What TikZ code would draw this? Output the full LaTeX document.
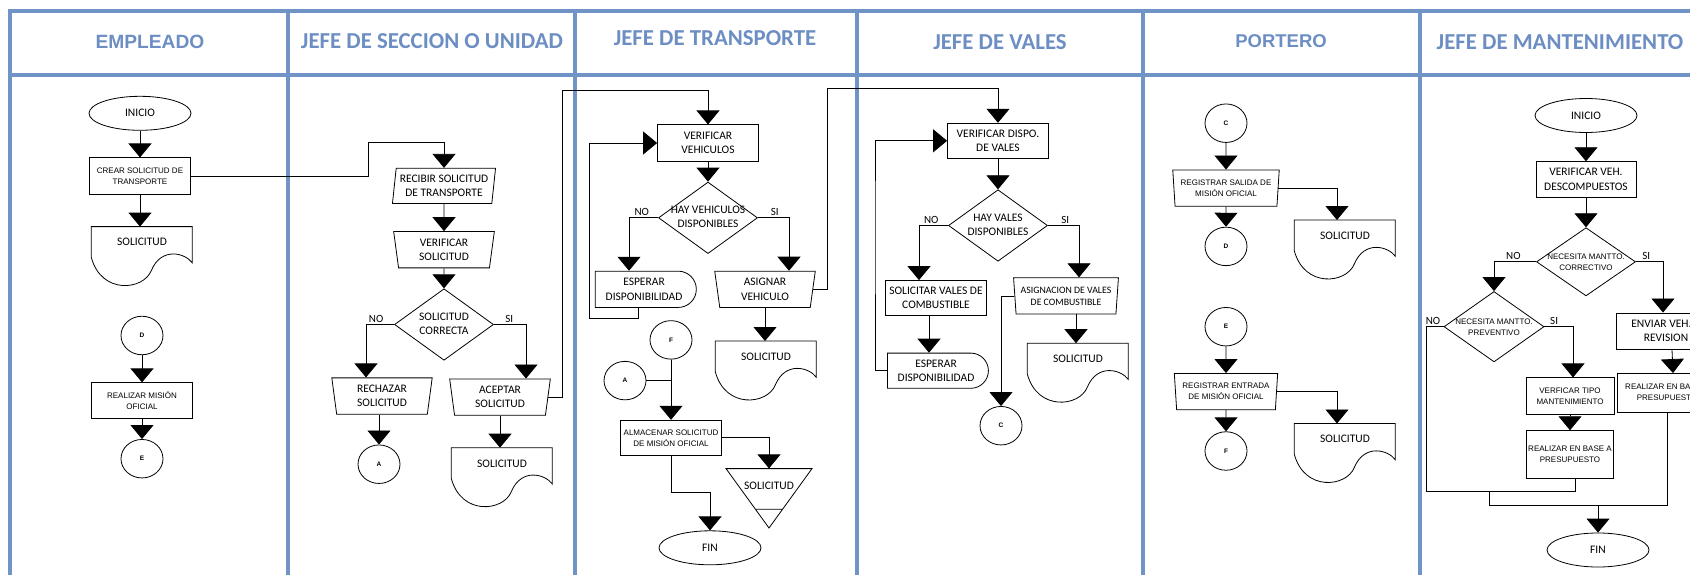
\documentclass[tikz,border=0pt]{standalone}
\usepackage{fontspec}
\setmainfont{Carlito}
\newfontfamily\arialf{Liberation Sans}
\usepackage{tikz}
\usetikzlibrary{positioning,shapes.geometric,shapes.misc,arrows.meta}
\usepackage{xcolor}

\definecolor{lanec}{RGB}{112,148,198}
\definecolor{headc}{RGB}{108,142,195}

% text of a diamond, kept out of the shape size
\newcommand{\zb}[1]{\makebox[0pt]{\raisebox{-3pt}[0pt][0pt]{\begin{tabular}{@{}c@{}}#1\end{tabular}}}}

% document symbol: name, top centre
\newcommand{\solicitud}[2]{%
  \node[doc] (#1) at #2 {SOLICITUD};
  \draw[line width=0.8pt, shift={(#1.north west)}] (0,0) -- (101,0) -- (101,33)
    .. controls (94,24) and (70,18) .. (60,40)
    .. controls (52,58) and (10,62) .. (0,28) -- cycle;}

\tikzset{
  lane/.style={draw=lanec, line width=4pt},
  head/.style={text=headc, font=\bfseries\fontsize{22.8}{26}\selectfont},
  shp/.style={draw, line width=0.8pt, align=center, inner sep=0pt, font=\fontsize{11.5}{14.3}\selectfont},
  proc/.style={shp, rectangle, minimum width=101pt, minimum height=36.3pt},
  manual/.style={shp, trapezium, trapezium left angle=97, trapezium right angle=97,
    trapezium stretches=true, minimum width=101pt, minimum height=36.3pt},
  inbox/.style={shp, trapezium, trapezium left angle=81, trapezium right angle=99,
    trapezium stretches=true, minimum width=104pt, minimum height=35.2pt},
  dec/.style={shp, diamond, minimum width=99pt, minimum height=71.5pt},
  delay/.style={shp, rounded rectangle, rounded rectangle left arc=none, minimum width=101pt, minimum height=36.3pt},
  term/.style={shp, ellipse, minimum width=102pt, minimum height=34pt},
  conn/.style={shp, ellipse, minimum width=42pt, minimum height=38.5pt, font=\arialf\bfseries\fontsize{6.5}{7}\selectfont},
  small/.style={font=\arialf\fontsize{8}{11}\selectfont},
  doc/.style={rectangle, anchor=north, minimum width=101pt, minimum height=31pt, inner sep=0pt, font=\fontsize{11.5}{14}\selectfont},
  lbl/.style={above, inner sep=1.5pt, font=\fontsize{11}{13}\selectfont},
  flow/.style={draw, line width=0.8pt, -{Triangle[width=23pt,length=14pt]}},
  wire/.style={draw, line width=0.8pt}
}

\begin{document}
\begin{tikzpicture}[x=1pt, y=-1.1pt]
  \useasboundingbox (0pt,0pt) rectangle (1690pt,-575pt);
  \clip (0pt,0pt) rectangle (1690pt,-575pt);

  % lanes
  \draw[lane] (8,10) -- (1700,10);
  \draw[lane] (8,68) -- (1700,68);
  \foreach \x in {10,288,575,857,1143,1420}
    \draw[lane] (\x,8) -- (\x,540);

  \node[head, font=\arialf\bfseries\fontsize{19.2}{22}\selectfont] (h-emp) at (150,38) {EMPLEADO};
  \node[head] (h-sec) at (432,37) {JEFE DE SECCION O UNIDAD};
  \node[head] (h-tra) at (715,35) {JEFE DE TRANSPORTE};
  \node[head] (h-val) at (1000,38) {JEFE DE VALES};
  \node[head, font=\arialf\bfseries\fontsize{18.5}{22}\selectfont] (h-por) at (1281,37) {PORTERO};
  \node[head] (h-man) at (1560,38) {JEFE DE MANTENIMIENTO};

  % empleado
  \node[term] (e-ini) at (140,103) {INICIO};
  \node[proc, small] (e-crear) at (140,160) {CREAR SOLICITUD DE\\TRANSPORTE};
  \solicitud{e-sol}{(142,206)}
  \node[conn] (e-d) at (142,305) {D};
  \node[proc, small, minimum height=35.2pt] (e-real) at (142,364) {REALIZAR MISIÓN\\OFICIAL};
  \node[conn] (e-e) at (142,417) {E};

  % jefe de seccion
  \node[inbox] (s-rec) at (444,169) {RECIBIR SOLICITUD\\DE TRANSPORTE};
  \node[manual] (s-ver) at (444,227) {VERIFICAR\\SOLICITUD};
  \node[dec] (s-dec) at (444,295) {\zb{SOLICITUD\\CORRECTA}};
  \node[manual] (s-rech) at (382,360) {RECHAZAR\\SOLICITUD};
  \node[conn] (s-a) at (379,422) {A};
  \node[manual] (s-acep) at (500,361) {ACEPTAR\\SOLICITUD};
  \solicitud{s-sol}{(502,407)}

  % jefe de transporte
  \node[proc] (t-ver) at (708,130) {VERIFICAR\\VEHICULOS};
  \node[dec] (t-dec) at (708,198) {\zb{HAY VEHICULOS\\DISPONIBLES}};
  \node[delay] (t-esp) at (644,263) {ESPERAR\\DISPONIBILIDAD};
  \node[manual] (t-asig) at (765,263) {ASIGNAR\\VEHICULO};
  \solicitud{t-sol}{(766,310)}
  \node[conn] (t-f) at (671,309) {F};
  \node[conn] (t-a) at (625,346) {A};
  \node[proc, small, minimum height=35.2pt] (t-alm) at (671,398) {ALMACENAR SOLICITUD\\DE MISIÓN OFICIAL};
  \node[doc, anchor=center, minimum width=86pt, minimum height=35.2pt] (t-arch) at (769,442) {SOLICITUD};
  \draw[line width=0.8pt, shift={(t-arch.center)}] (-43,-16) -- (43,-16) -- (0,38) -- cycle
    (-13.5,21) -- (13.5,21);
  \node[term] (t-fin) at (710,498) {FIN};

  % jefe de vales
  \node[proc, minimum height=35.2pt] (v-ver) at (998,128) {VERIFICAR DISPO.\\DE VALES};
  \node[dec] (v-dec) at (998,205) {\zb{HAY VALES\\DISPONIBLES}};
  \node[proc, minimum height=35.2pt] (v-sol1) at (936,271) {SOLICITAR VALES DE\\COMBUSTIBLE};
  \node[delay, minimum height=35.2pt] (v-esp) at (936,337) {ESPERAR\\DISPONIBILIDAD};
  \node[manual, font=\fontsize{9.8}{12}\selectfont, minimum width=105pt] (v-asig) at (1066,269) {ASIGNACION DE VALES\\DE COMBUSTIBLE};
  \node[conn] (v-c) at (1001,387) {C};
  \solicitud{v-sol}{(1078,312)}

  % portero
  \node[conn] (p-c) at (1226,112) {C};
  \node[manual, small, minimum width=107pt] (p-sal) at (1226,171) {REGISTRAR SALIDA DE\\MISIÓN OFICIAL};
  \node[conn] (p-d) at (1226,224) {D};
  \solicitud{p-sol1}{(1345,200)}
  \node[conn] (p-e) at (1226,297) {E};
  \node[manual, small, minimum width=104pt] (p-ent) at (1226,356) {REGISTRAR ENTRADA\\DE MISIÓN OFICIAL};
  \node[conn] (p-f) at (1226,410) {F};
  \solicitud{p-sol2}{(1345,385)}

  % jefe de mantenimiento
  \node[term] (m-ini) at (1586,105) {INICIO};
  \node[proc, minimum width=100pt, minimum height=35.2pt] (m-ver) at (1586,163) {VERIFICAR VEH.\\DESCOMPUESTOS};
  \node[dec, small, minimum height=68.2pt] (m-dec1) at (1586,238) {\zb{NECESITA MANTTO.\\CORRECTIVO}};
  \node[dec, small, minimum width=100pt, minimum height=70.4pt] (m-dec2) at (1494,297) {\zb{NECESITA MANTTO.\\PREVENTIVO}};
  \node[proc, small, minimum width=88pt] (m-vtipo) at (1570,360) {VERFICAR TIPO\\MANTENIMIENTO};
  \node[proc, small, minimum width=87pt, minimum height=47.3pt] (m-real1) at (1570,413) {REALIZAR EN BASE A\\PRESUPUESTO};
  \node[proc, minimum width=100pt] (m-env) at (1666,301) {ENVIAR VEH. A\\REVISION};
  \node[proc, small, minimum width=100pt, minimum height=38.5pt] (m-real2) at (1667,357) {REALIZAR EN BASE A\\PRESUPUESTO};
  \node[term] (m-fin) at (1598,500) {FIN};

  % bends
  \coordinate (k1) at (368,129);
  \coordinate (k2) at (562,82);
  \coordinate (k3) at (589,289);
  \coordinate (k4) at (827,80);
  \coordinate (k5) at (671,448);
  \coordinate (k6) at (875,200);
  \coordinate (k7) at (1426,447);
  \coordinate (k8) at (1489,447);
  \coordinate (k9) at (1598,459);

  % empleado
  \draw[flow] (e-ini) -- (e-crear);
  \draw[flow] (e-crear.south) -- (e-crear.south |- e-sol.north);
  \draw[flow] (e-d) -- (e-real);
  \draw[flow] (e-real) -- (e-e);
  \draw[flow] (e-crear.east) -| (k1) -| (s-rec.north);

  % jefe de seccion
  \draw[flow] (s-rec) -- (s-ver);
  \draw[flow] (s-ver) -- (s-dec);
  \draw[flow] (s-dec.west) -| ([xshift=-16pt]s-rech.north) node[lbl, pos=.32] {NO};
  \draw[flow] (s-dec.east) -| ([xshift=26pt]s-acep.north) node[lbl, pos=.24] {SI};
  \draw[flow] (s-rech.south -| s-a.north) -- (s-a.north);
  \draw[flow] (s-acep.south) -- (s-acep.south |- s-sol.north);
  \draw[flow] (s-acep.east) -| (k2) -| (t-ver.north);

  % jefe de transporte
  \draw[flow] (t-ver) -- (t-dec);
  \draw[flow] (t-dec.west) -| ([xshift=-15pt]t-esp.north) node[lbl, pos=.28] {NO};
  \draw[flow] (t-dec.east) -| ([xshift=24pt]t-asig.north) node[lbl, pos=.27] {SI};
  \draw[flow] ([xshift=-6pt]t-esp.south) |- (k3) |- (t-ver.west);
  \draw[flow] (t-asig.east) -| (k4) -| (v-ver.north);
  \draw[flow] (t-asig.south) -- (t-asig.south |- t-sol.north);
  \draw[flow] (t-f) -- (t-alm);
  \draw[wire] (t-a.east) -- (t-a.east -| t-f.south);
  \draw[flow] (t-alm.east) -| (t-arch.north);
  \draw[flow] (t-alm.south) -- (k5) -| (t-fin.north);

  % jefe de vales
  \draw[flow] (v-ver) -- (v-dec);
  \draw[flow] (v-dec.west) -| ([xshift=-17pt]v-sol1.north) node[lbl, pos=.29] {NO};
  \draw[flow] (v-dec.east) -| ([xshift=13pt]v-asig.north) node[lbl, pos=.28] {SI};
  \draw[flow] ([xshift=-7pt]v-sol1.south) -- ([xshift=-7pt]v-esp.north);
  \draw[flow] (v-esp.west) -| (k6) |- (v-ver.west);
  \draw[flow] (v-asig.west) -| (v-c.north);
  \draw[flow] ([xshift=10pt]v-asig.south) -- ([xshift=10pt]v-asig.south |- v-sol.north);

  % portero
  \draw[flow] (p-c) -- (p-sal);
  \draw[flow] (p-sal) -- (p-d);
  \draw[flow] (p-sal.east) -| ([xshift=-8pt]p-sol1.north);
  \draw[flow] (p-e) -- (p-ent);
  \draw[flow] (p-ent) -- (p-f);
  \draw[flow] (p-ent.east) -| ([xshift=-8pt]p-sol2.north);

  % jefe de mantenimiento
  \draw[flow] (m-ini) -- (m-ver);
  \draw[flow] (m-ver) -- (m-dec1);
  \draw[flow] (m-dec1.west) -| (m-dec2.north) node[lbl, pos=.27] {NO};
  \draw[flow] (m-dec1.east) -| ([xshift=-3pt]m-env.north) node[lbl, pos=.19] {SI};
  \draw[flow] (m-dec2.east) -| ([xshift=3pt]m-vtipo.north) node[lbl, pos=.17] {SI};
  \draw[flow] (m-vtipo) -- (m-real1);
  \draw[flow] ([xshift=6pt]m-env.south) -- ([xshift=6pt]m-real2.north);
  \draw[wire] (m-dec2.west) -| (k7) node[lbl, pos=.3] {NO} -| ([xshift=5pt]m-real1.south);
  \draw[wire] (k8) |- (k9) -| (m-real2.south);
  \draw[flow] (k9) -- (m-fin.north);
\end{tikzpicture}
\end{document}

WORK TO DO:
Restate, line by line and word for word, everything from the top of the material through the line that contains "controls (52,58) and". Leave pictures out.

ANSWER FOR THE TASK:
What TikZ code would draw this? Output the full LaTeX document.
\documentclass[tikz,border=0pt]{standalone}
\usepackage{fontspec}
\setmainfont{Carlito}
\newfontfamily\arialf{Liberation Sans}
\usepackage{tikz}
\usetikzlibrary{positioning,shapes.geometric,shapes.misc,arrows.meta}
\usepackage{xcolor}

\definecolor{lanec}{RGB}{112,148,198}
\definecolor{headc}{RGB}{108,142,195}

% text of a diamond, kept out of the shape size
\newcommand{\zb}[1]{\makebox[0pt]{\raisebox{-3pt}[0pt][0pt]{\begin{tabular}{@{}c@{}}#1\end{tabular}}}}

% document symbol: name, top centre
\newcommand{\solicitud}[2]{%
  \node[doc] (#1) at #2 {SOLICITUD};
  \draw[line width=0.8pt, shift={(#1.north west)}] (0,0) -- (101,0) -- (101,33)
    .. controls (94,24) and (70,18) .. (60,40)
    .. controls (52,58) and (10,62) .. (0,28) -- cycle;}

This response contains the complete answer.